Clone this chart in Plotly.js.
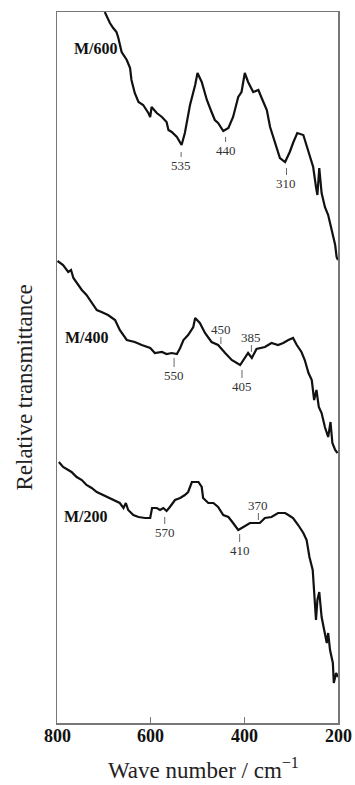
<!DOCTYPE html>
<html>
<head>
<meta charset="utf-8">
<script src="https://cdn.plot.ly/plotly-3.0.1.min.js"></script>
<style>html,body{margin:0;padding:0;background:#fff;}#chart{width:355px;height:785px;}</style>
</head>
<body>
<div id="chart"></div>
<script>
// Wavenumbers (cm-1) and relative transmittance (arbitrary units)
const m600_w = [698,687,680,673,669,662,651,644,641,634,626,616,605,601,598,587,576,566,562,555,544,534,527,516,505,500,491,480,470,463,456,445,434,424,413,406,399,392,381,370,363,352,345,335,324,313,303,296,287,274,267,260,253,247,244,240,235,228,221,217,211,206,203,200];
const m600_v = [711,700,695,691,685,671,663,655,643,630,621,618,610,606,616,610,606,601,593,591,586,578,590,618,638,650,641,623,611,603,600,592,595,606,626,631,650,641,631,633,625,613,596,580,565,561,571,580,590,588,578,566,556,536,528,555,530,516,508,500,486,478,466,463];

const m400_w = [799,787,776,770,765,758,747,737,726,715,705,691,676,666,651,634,619,601,591,576,566,555,544,537,530,520,509,505,495,484,470,456,441,427,409,399,392,384,374,356,342,328,317,306,296,288,278,271,263,256,251,246,241,235,228,221,216,212,206,201];
const m400_v = [462,458,451,453,445,440,433,428,420,413,411,408,403,393,383,381,378,375,370,371,369,370,369,375,383,388,396,405,400,390,381,378,370,363,358,365,370,365,374,376,380,378,380,383,385,378,371,363,350,343,323,333,316,310,296,286,301,280,273,270];

const m200_w = [796,787,776,769,758,747,737,726,715,701,691,680,666,658,653,648,637,626,612,601,597,587,580,573,566,559,548,537,527,520,512,498,491,488,477,466,456,445,434,424,413,402,388,377,367,356,342,328,313,306,296,285,274,267,261,254,251,247,244,240,235,230,224,221,217,211,209,204,200];
const m200_v = [261,256,253,251,246,243,238,235,231,228,226,223,220,215,220,213,208,206,205,205,215,215,213,215,212,216,223,225,228,231,241,241,236,225,220,220,216,208,206,200,193,196,200,200,200,205,206,210,210,208,205,198,190,183,166,153,133,103,123,131,106,93,80,90,73,60,40,50,46];

const seriesNames = ["M/600", "M/400", "M/200"];
const seriesNameW = [768, 788, 790];
const seriesNameV = [675, 386, 207];

const peakLabels = ["535", "440", "310", "550", "405", "450", "385", "570", "410", "370"];
const peakW = [535, 440, 310, 550, 405, 450, 385, 570, 410, 370];
const peakV = [571, 586, 555, 365, 353, 379, 371, 206, 189, 203];
const peakOffset = [13, 13, 15, 17, 16, -15, -15, 15, 16, -15];

const xTicks = [800, 600, 400, 200];

const serif = "Liberation Serif, Times New Roman, serif";
const lineStyle = {color: "#111", width: 2.2};

const traces = [
  {x: m600_w, y: m600_v, mode: "lines", line: lineStyle, name: "M/600", hoverinfo: "skip"},
  {x: m400_w, y: m400_v, mode: "lines", line: lineStyle, name: "M/400", hoverinfo: "skip"},
  {x: m200_w, y: m200_v, mode: "lines", line: lineStyle, name: "M/200", hoverinfo: "skip"}
];

const annotations = [];
seriesNames.forEach((n, i) => {
  annotations.push({x: seriesNameW[i], y: seriesNameV[i], xref: "x", yref: "y", text: "<b>" + n + "</b>",
    showarrow: false, xanchor: "left", yanchor: "middle", font: {family: serif, size: 16, color: "#111"}});
});
peakLabels.forEach((t, i) => {
  annotations.push({x: peakW[i], y: peakV[i], xref: "x", yref: "y", text: t,
    showarrow: true, arrowhead: 0, arrowwidth: 1, arrowcolor: "#666", ax: 0, ay: peakOffset[i],
    font: {family: serif, size: 13, color: "#333"}, borderpad: 0});
});
xTicks.forEach(v => {
  annotations.push({x: v, y: 0, xref: "x", yref: "paper", text: "<b>" + v + "</b>",
    showarrow: false, xanchor: "center", yanchor: "top", yshift: -2, borderpad: 0,
    font: {family: serif, size: 18, color: "#111"}});
});
annotations.push({x: -0.117, y: 0.472, xref: "paper", yref: "paper", text: "Relative transmittance",
  textangle: -90, showarrow: false, xanchor: "center", yanchor: "middle",
  font: {family: serif, size: 23, color: "#222"}});
annotations.push({x: 0.523, y: -0.0855, xref: "paper", yref: "paper", text: "Wave number / cm<sup>\u22121</sup>",
  showarrow: false, xanchor: "center", yanchor: "bottom", borderpad: 0,
  font: {family: serif, size: 23, color: "#222"}});

const layout = {
  width: 355, height: 785,
  margin: {l: 57, r: 17, t: 12, b: 62},
  paper_bgcolor: "#fff", plot_bgcolor: "#fff",
  showlegend: false,
  xaxis: {range: [800, 200], tickvals: xTicks, showticklabels: false,
    ticks: "inside", ticklen: 6, tickcolor: "#777", tickwidth: 1.5,
    showline: true, mirror: true, linecolor: "#777", linewidth: 1.5,
    showgrid: false, zeroline: false},
  yaxis: {range: [0, 711], showticklabels: false, ticks: "",
    showline: true, mirror: true, linecolor: "#777", linewidth: 1.5,
    showgrid: false, zeroline: false},
  annotations: annotations
};

Plotly.newPlot("chart", traces, layout, {displayModeBar: false, staticPlot: true});
</script>
</body>
</html>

- - - - -

Set task –
Transcribe the full listing character for character. Pictures are excluded.

Response for this exercise –
Clone this chart in Plotly.js.
<!DOCTYPE html>
<html>
<head>
<meta charset="utf-8">
<script src="https://cdn.plot.ly/plotly-3.0.1.min.js"></script>
<style>html,body{margin:0;padding:0;background:#fff;}#chart{width:355px;height:785px;}</style>
</head>
<body>
<div id="chart"></div>
<script>
// Wavenumbers (cm-1) and relative transmittance (arbitrary units)
const m600_w = [698,687,680,673,669,662,651,644,641,634,626,616,605,601,598,587,576,566,562,555,544,534,527,516,505,500,491,480,470,463,456,445,434,424,413,406,399,392,381,370,363,352,345,335,324,313,303,296,287,274,267,260,253,247,244,240,235,228,221,217,211,206,203,200];
const m600_v = [711,700,695,691,685,671,663,655,643,630,621,618,610,606,616,610,606,601,593,591,586,578,590,618,638,650,641,623,611,603,600,592,595,606,626,631,650,641,631,633,625,613,596,580,565,561,571,580,590,588,578,566,556,536,528,555,530,516,508,500,486,478,466,463];

const m400_w = [799,787,776,770,765,758,747,737,726,715,705,691,676,666,651,634,619,601,591,576,566,555,544,537,530,520,509,505,495,484,470,456,441,427,409,399,392,384,374,356,342,328,317,306,296,288,278,271,263,256,251,246,241,235,228,221,216,212,206,201];
const m400_v = [462,458,451,453,445,440,433,428,420,413,411,408,403,393,383,381,378,375,370,371,369,370,369,375,383,388,396,405,400,390,381,378,370,363,358,365,370,365,374,376,380,378,380,383,385,378,371,363,350,343,323,333,316,310,296,286,301,280,273,270];

const m200_w = [796,787,776,769,758,747,737,726,715,701,691,680,666,658,653,648,637,626,612,601,597,587,580,573,566,559,548,537,527,520,512,498,491,488,477,466,456,445,434,424,413,402,388,377,367,356,342,328,313,306,296,285,274,267,261,254,251,247,244,240,235,230,224,221,217,211,209,204,200];
const m200_v = [261,256,253,251,246,243,238,235,231,228,226,223,220,215,220,213,208,206,205,205,215,215,213,215,212,216,223,225,228,231,241,241,236,225,220,220,216,208,206,200,193,196,200,200,200,205,206,210,210,208,205,198,190,183,166,153,133,103,123,131,106,93,80,90,73,60,40,50,46];

const seriesNames = ["M/600", "M/400", "M/200"];
const seriesNameW = [768, 788, 790];
const seriesNameV = [675, 386, 207];

const peakLabels = ["535", "440", "310", "550", "405", "450", "385", "570", "410", "370"];
const peakW = [535, 440, 310, 550, 405, 450, 385, 570, 410, 370];
const peakV = [571, 586, 555, 365, 353, 379, 371, 206, 189, 203];
const peakOffset = [13, 13, 15, 17, 16, -15, -15, 15, 16, -15];

const xTicks = [800, 600, 400, 200];

const serif = "Liberation Serif, Times New Roman, serif";
const lineStyle = {color: "#111", width: 2.2};

const traces = [
  {x: m600_w, y: m600_v, mode: "lines", line: lineStyle, name: "M/600", hoverinfo: "skip"},
  {x: m400_w, y: m400_v, mode: "lines", line: lineStyle, name: "M/400", hoverinfo: "skip"},
  {x: m200_w, y: m200_v, mode: "lines", line: lineStyle, name: "M/200", hoverinfo: "skip"}
];

const annotations = [];
seriesNames.forEach((n, i) => {
  annotations.push({x: seriesNameW[i], y: seriesNameV[i], xref: "x", yref: "y", text: "<b>" + n + "</b>",
    showarrow: false, xanchor: "left", yanchor: "middle", font: {family: serif, size: 16, color: "#111"}});
});
peakLabels.forEach((t, i) => {
  annotations.push({x: peakW[i], y: peakV[i], xref: "x", yref: "y", text: t,
    showarrow: true, arrowhead: 0, arrowwidth: 1, arrowcolor: "#666", ax: 0, ay: peakOffset[i],
    font: {family: serif, size: 13, color: "#333"}, borderpad: 0});
});
xTicks.forEach(v => {
  annotations.push({x: v, y: 0, xref: "x", yref: "paper", text: "<b>" + v + "</b>",
    showarrow: false, xanchor: "center", yanchor: "top", yshift: -2, borderpad: 0,
    font: {family: serif, size: 18, color: "#111"}});
});
annotations.push({x: -0.117, y: 0.472, xref: "paper", yref: "paper", text: "Relative transmittance",
  textangle: -90, showarrow: false, xanchor: "center", yanchor: "middle",
  font: {family: serif, size: 23, color: "#222"}});
annotations.push({x: 0.523, y: -0.0855, xref: "paper", yref: "paper", text: "Wave number / cm<sup>\u22121</sup>",
  showarrow: false, xanchor: "center", yanchor: "bottom", borderpad: 0,
  font: {family: serif, size: 23, color: "#222"}});

const layout = {
  width: 355, height: 785,
  margin: {l: 57, r: 17, t: 12, b: 62},
  paper_bgcolor: "#fff", plot_bgcolor: "#fff",
  showlegend: false,
  xaxis: {range: [800, 200], tickvals: xTicks, showticklabels: false,
    ticks: "inside", ticklen: 6, tickcolor: "#777", tickwidth: 1.5,
    showline: true, mirror: true, linecolor: "#777", linewidth: 1.5,
    showgrid: false, zeroline: false},
  yaxis: {range: [0, 711], showticklabels: false, ticks: "",
    showline: true, mirror: true, linecolor: "#777", linewidth: 1.5,
    showgrid: false, zeroline: false},
  annotations: annotations
};

Plotly.newPlot("chart", traces, layout, {displayModeBar: false, staticPlot: true});
</script>
</body>
</html>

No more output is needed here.